### Instruction
Return all the data below as it stands, minus the pictures.

### Supplied material
— BEGIN —

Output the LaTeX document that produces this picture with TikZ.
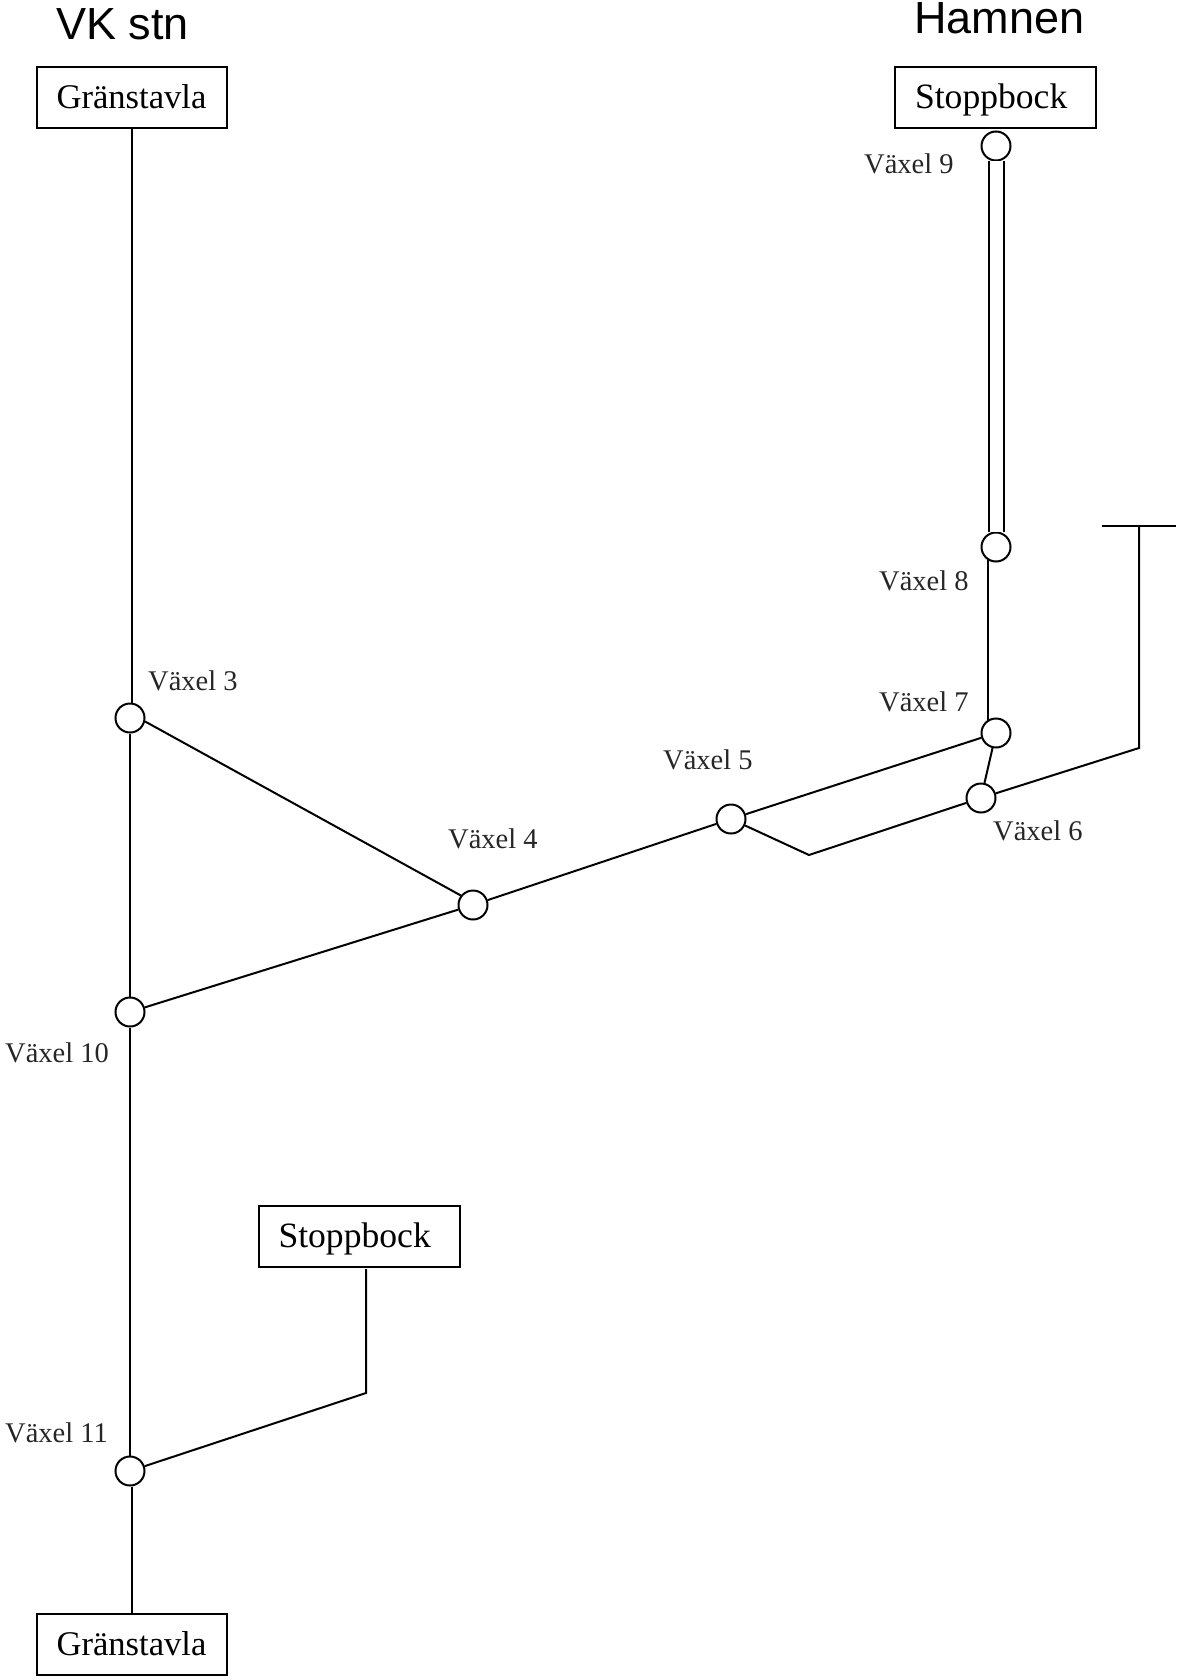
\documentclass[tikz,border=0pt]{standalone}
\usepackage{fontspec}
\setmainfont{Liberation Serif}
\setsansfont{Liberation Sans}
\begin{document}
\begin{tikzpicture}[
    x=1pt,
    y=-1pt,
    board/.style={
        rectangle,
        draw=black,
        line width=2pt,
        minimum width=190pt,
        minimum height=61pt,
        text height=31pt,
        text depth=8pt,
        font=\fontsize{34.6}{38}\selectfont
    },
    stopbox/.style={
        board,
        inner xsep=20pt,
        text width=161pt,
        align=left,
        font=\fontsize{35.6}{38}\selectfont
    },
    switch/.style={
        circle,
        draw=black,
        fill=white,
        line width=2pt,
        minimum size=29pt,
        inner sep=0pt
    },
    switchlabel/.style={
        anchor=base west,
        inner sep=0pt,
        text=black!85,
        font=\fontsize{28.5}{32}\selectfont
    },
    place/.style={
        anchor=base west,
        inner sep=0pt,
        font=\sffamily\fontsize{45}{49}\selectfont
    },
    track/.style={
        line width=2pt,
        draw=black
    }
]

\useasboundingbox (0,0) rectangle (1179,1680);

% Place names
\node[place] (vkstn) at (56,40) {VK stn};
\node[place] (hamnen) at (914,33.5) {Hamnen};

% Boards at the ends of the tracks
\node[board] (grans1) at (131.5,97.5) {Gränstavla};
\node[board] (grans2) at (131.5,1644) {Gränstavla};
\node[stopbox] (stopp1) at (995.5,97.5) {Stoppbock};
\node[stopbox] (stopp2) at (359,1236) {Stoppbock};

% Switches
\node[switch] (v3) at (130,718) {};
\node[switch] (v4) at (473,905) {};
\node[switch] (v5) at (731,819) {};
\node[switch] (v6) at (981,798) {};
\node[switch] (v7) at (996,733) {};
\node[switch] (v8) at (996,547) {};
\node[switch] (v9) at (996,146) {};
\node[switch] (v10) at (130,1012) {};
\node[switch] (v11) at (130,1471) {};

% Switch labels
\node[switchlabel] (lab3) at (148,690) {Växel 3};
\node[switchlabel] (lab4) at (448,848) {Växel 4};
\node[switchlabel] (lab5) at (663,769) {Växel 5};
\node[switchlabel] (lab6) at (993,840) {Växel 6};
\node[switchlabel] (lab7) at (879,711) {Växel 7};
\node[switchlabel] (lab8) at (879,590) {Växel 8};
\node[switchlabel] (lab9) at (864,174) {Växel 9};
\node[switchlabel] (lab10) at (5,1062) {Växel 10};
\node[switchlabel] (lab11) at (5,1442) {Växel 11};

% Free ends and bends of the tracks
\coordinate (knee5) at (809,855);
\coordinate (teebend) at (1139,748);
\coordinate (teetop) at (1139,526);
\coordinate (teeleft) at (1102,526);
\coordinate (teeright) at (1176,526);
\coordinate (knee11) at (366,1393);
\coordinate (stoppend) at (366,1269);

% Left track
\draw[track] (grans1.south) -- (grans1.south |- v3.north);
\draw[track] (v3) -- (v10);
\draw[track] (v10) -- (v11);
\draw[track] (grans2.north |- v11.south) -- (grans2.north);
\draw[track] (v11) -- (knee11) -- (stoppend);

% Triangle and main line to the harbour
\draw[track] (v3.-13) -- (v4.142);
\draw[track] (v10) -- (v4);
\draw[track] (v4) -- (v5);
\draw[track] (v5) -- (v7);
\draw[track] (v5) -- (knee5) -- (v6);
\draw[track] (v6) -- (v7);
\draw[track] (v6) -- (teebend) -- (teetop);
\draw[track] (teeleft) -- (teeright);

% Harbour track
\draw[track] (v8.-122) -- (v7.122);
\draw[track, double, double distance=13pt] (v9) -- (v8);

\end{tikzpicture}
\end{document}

— END —

### Exercise solution
Output the LaTeX document that produces this picture with TikZ.
\documentclass[tikz,border=0pt]{standalone}
\usepackage{fontspec}
\setmainfont{Liberation Serif}
\setsansfont{Liberation Sans}
\begin{document}
\begin{tikzpicture}[
    x=1pt,
    y=-1pt,
    board/.style={
        rectangle,
        draw=black,
        line width=2pt,
        minimum width=190pt,
        minimum height=61pt,
        text height=31pt,
        text depth=8pt,
        font=\fontsize{34.6}{38}\selectfont
    },
    stopbox/.style={
        board,
        inner xsep=20pt,
        text width=161pt,
        align=left,
        font=\fontsize{35.6}{38}\selectfont
    },
    switch/.style={
        circle,
        draw=black,
        fill=white,
        line width=2pt,
        minimum size=29pt,
        inner sep=0pt
    },
    switchlabel/.style={
        anchor=base west,
        inner sep=0pt,
        text=black!85,
        font=\fontsize{28.5}{32}\selectfont
    },
    place/.style={
        anchor=base west,
        inner sep=0pt,
        font=\sffamily\fontsize{45}{49}\selectfont
    },
    track/.style={
        line width=2pt,
        draw=black
    }
]

\useasboundingbox (0,0) rectangle (1179,1680);

% Place names
\node[place] (vkstn) at (56,40) {VK stn};
\node[place] (hamnen) at (914,33.5) {Hamnen};

% Boards at the ends of the tracks
\node[board] (grans1) at (131.5,97.5) {Gränstavla};
\node[board] (grans2) at (131.5,1644) {Gränstavla};
\node[stopbox] (stopp1) at (995.5,97.5) {Stoppbock};
\node[stopbox] (stopp2) at (359,1236) {Stoppbock};

% Switches
\node[switch] (v3) at (130,718) {};
\node[switch] (v4) at (473,905) {};
\node[switch] (v5) at (731,819) {};
\node[switch] (v6) at (981,798) {};
\node[switch] (v7) at (996,733) {};
\node[switch] (v8) at (996,547) {};
\node[switch] (v9) at (996,146) {};
\node[switch] (v10) at (130,1012) {};
\node[switch] (v11) at (130,1471) {};

% Switch labels
\node[switchlabel] (lab3) at (148,690) {Växel 3};
\node[switchlabel] (lab4) at (448,848) {Växel 4};
\node[switchlabel] (lab5) at (663,769) {Växel 5};
\node[switchlabel] (lab6) at (993,840) {Växel 6};
\node[switchlabel] (lab7) at (879,711) {Växel 7};
\node[switchlabel] (lab8) at (879,590) {Växel 8};
\node[switchlabel] (lab9) at (864,174) {Växel 9};
\node[switchlabel] (lab10) at (5,1062) {Växel 10};
\node[switchlabel] (lab11) at (5,1442) {Växel 11};

% Free ends and bends of the tracks
\coordinate (knee5) at (809,855);
\coordinate (teebend) at (1139,748);
\coordinate (teetop) at (1139,526);
\coordinate (teeleft) at (1102,526);
\coordinate (teeright) at (1176,526);
\coordinate (knee11) at (366,1393);
\coordinate (stoppend) at (366,1269);

% Left track
\draw[track] (grans1.south) -- (grans1.south |- v3.north);
\draw[track] (v3) -- (v10);
\draw[track] (v10) -- (v11);
\draw[track] (grans2.north |- v11.south) -- (grans2.north);
\draw[track] (v11) -- (knee11) -- (stoppend);

% Triangle and main line to the harbour
\draw[track] (v3.-13) -- (v4.142);
\draw[track] (v10) -- (v4);
\draw[track] (v4) -- (v5);
\draw[track] (v5) -- (v7);
\draw[track] (v5) -- (knee5) -- (v6);
\draw[track] (v6) -- (v7);
\draw[track] (v6) -- (teebend) -- (teetop);
\draw[track] (teeleft) -- (teeright);

% Harbour track
\draw[track] (v8.-122) -- (v7.122);
\draw[track, double, double distance=13pt] (v9) -- (v8);

\end{tikzpicture}
\end{document}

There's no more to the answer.